Begin Dataset section

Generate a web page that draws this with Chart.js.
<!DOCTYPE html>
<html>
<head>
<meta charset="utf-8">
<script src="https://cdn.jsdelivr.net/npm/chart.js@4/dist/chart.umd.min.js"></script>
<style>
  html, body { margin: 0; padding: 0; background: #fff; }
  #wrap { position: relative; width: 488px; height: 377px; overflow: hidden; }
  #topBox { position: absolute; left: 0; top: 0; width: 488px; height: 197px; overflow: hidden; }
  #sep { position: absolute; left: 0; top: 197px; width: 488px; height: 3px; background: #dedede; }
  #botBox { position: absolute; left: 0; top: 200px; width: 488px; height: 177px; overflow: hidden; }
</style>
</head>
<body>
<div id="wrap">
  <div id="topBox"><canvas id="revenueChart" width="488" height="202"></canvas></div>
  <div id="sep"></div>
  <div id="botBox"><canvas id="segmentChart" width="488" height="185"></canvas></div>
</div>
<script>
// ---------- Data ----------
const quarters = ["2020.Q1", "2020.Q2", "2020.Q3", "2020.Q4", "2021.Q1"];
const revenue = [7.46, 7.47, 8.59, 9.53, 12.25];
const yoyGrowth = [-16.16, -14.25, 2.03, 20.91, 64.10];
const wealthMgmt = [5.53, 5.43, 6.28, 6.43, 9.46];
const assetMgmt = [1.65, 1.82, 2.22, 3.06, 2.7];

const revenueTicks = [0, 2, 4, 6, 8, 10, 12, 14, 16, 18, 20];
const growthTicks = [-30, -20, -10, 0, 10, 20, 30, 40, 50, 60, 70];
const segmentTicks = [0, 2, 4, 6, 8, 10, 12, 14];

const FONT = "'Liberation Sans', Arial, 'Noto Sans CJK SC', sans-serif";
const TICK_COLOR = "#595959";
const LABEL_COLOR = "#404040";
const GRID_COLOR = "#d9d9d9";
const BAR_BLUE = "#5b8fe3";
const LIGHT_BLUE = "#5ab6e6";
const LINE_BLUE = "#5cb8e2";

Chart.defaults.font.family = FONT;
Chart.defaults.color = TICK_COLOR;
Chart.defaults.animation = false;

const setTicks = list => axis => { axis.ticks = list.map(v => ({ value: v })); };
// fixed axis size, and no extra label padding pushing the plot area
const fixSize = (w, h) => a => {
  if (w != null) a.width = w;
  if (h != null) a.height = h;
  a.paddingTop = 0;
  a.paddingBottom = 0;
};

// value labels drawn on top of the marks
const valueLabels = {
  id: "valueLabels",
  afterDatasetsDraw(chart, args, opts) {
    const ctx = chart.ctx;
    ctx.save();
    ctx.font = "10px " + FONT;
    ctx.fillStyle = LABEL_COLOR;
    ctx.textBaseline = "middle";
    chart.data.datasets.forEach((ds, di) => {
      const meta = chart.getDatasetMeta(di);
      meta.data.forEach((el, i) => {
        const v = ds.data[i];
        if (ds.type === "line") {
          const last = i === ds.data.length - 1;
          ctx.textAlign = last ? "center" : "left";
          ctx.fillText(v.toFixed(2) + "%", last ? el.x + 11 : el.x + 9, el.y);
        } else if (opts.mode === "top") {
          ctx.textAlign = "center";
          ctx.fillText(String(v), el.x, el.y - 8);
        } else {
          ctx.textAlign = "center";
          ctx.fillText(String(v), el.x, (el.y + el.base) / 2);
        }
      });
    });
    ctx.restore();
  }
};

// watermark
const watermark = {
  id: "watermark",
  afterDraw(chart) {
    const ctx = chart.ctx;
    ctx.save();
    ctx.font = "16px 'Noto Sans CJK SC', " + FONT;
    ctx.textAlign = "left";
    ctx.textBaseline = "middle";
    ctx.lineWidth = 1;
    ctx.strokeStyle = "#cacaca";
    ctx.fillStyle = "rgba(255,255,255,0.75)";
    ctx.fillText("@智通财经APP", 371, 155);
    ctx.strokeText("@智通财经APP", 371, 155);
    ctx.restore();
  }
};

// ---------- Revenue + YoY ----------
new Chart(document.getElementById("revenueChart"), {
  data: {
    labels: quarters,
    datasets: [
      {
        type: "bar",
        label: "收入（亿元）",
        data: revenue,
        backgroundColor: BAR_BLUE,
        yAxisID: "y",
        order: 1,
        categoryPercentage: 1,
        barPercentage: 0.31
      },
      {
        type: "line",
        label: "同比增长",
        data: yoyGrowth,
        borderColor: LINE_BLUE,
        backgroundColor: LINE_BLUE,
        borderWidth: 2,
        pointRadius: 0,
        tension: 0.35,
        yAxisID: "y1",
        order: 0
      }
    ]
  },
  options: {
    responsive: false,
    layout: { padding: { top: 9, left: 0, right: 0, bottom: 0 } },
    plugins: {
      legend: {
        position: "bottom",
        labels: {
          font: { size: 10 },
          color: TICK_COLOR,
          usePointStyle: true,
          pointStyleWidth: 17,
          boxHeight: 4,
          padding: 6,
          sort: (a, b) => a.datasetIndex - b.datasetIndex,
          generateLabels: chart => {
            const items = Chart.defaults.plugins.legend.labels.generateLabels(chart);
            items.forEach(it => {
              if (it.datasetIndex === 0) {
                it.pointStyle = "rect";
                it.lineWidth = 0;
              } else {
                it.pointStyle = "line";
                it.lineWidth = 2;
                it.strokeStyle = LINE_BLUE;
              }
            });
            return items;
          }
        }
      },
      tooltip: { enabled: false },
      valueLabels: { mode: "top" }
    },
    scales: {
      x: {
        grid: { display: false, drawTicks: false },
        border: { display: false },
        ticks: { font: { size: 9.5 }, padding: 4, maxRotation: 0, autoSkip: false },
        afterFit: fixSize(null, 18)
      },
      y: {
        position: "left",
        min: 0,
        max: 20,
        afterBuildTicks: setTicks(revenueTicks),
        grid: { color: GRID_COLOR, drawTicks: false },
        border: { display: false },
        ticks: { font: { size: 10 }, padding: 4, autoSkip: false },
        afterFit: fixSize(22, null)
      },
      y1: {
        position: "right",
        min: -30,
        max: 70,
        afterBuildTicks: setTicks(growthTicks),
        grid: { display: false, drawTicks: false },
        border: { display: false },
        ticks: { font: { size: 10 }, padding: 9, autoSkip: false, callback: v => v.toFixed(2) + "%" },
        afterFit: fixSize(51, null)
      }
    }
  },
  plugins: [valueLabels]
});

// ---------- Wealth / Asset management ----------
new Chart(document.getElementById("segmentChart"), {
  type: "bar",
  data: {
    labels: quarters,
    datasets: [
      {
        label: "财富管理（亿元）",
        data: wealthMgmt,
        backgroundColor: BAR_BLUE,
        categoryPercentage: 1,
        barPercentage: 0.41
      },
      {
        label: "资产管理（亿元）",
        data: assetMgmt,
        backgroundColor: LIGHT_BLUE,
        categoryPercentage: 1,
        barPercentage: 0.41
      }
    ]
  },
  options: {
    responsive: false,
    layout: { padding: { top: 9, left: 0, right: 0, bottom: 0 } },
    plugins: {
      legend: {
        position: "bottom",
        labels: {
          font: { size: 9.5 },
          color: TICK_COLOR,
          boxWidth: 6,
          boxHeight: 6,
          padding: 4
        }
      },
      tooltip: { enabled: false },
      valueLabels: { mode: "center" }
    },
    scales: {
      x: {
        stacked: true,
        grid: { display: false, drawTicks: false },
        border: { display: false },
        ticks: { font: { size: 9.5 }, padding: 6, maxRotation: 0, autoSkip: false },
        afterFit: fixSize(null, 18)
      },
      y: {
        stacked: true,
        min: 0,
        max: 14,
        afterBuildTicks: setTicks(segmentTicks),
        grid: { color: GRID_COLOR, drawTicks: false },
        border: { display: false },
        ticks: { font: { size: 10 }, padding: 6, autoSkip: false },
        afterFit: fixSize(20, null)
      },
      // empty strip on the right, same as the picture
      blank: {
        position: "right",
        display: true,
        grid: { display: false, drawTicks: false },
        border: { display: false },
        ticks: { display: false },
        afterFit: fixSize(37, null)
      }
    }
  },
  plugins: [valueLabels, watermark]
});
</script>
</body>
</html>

End Dataset section

▸ Stated goal: Produce the lines from the top of the listing through the "const segmentTicks = [0, 2, 4, 6, 8, 10, 12, 14];" line exactly as they appear, with no additional output.

▸ The result:
Generate a web page that draws this with Chart.js.
<!DOCTYPE html>
<html>
<head>
<meta charset="utf-8">
<script src="https://cdn.jsdelivr.net/npm/chart.js@4/dist/chart.umd.min.js"></script>
<style>
  html, body { margin: 0; padding: 0; background: #fff; }
  #wrap { position: relative; width: 488px; height: 377px; overflow: hidden; }
  #topBox { position: absolute; left: 0; top: 0; width: 488px; height: 197px; overflow: hidden; }
  #sep { position: absolute; left: 0; top: 197px; width: 488px; height: 3px; background: #dedede; }
  #botBox { position: absolute; left: 0; top: 200px; width: 488px; height: 177px; overflow: hidden; }
</style>
</head>
<body>
<div id="wrap">
  <div id="topBox"><canvas id="revenueChart" width="488" height="202"></canvas></div>
  <div id="sep"></div>
  <div id="botBox"><canvas id="segmentChart" width="488" height="185"></canvas></div>
</div>
<script>
// ---------- Data ----------
const quarters = ["2020.Q1", "2020.Q2", "2020.Q3", "2020.Q4", "2021.Q1"];
const revenue = [7.46, 7.47, 8.59, 9.53, 12.25];
const yoyGrowth = [-16.16, -14.25, 2.03, 20.91, 64.10];
const wealthMgmt = [5.53, 5.43, 6.28, 6.43, 9.46];
const assetMgmt = [1.65, 1.82, 2.22, 3.06, 2.7];

const revenueTicks = [0, 2, 4, 6, 8, 10, 12, 14, 16, 18, 20];
const growthTicks = [-30, -20, -10, 0, 10, 20, 30, 40, 50, 60, 70];
const segmentTicks = [0, 2, 4, 6, 8, 10, 12, 14];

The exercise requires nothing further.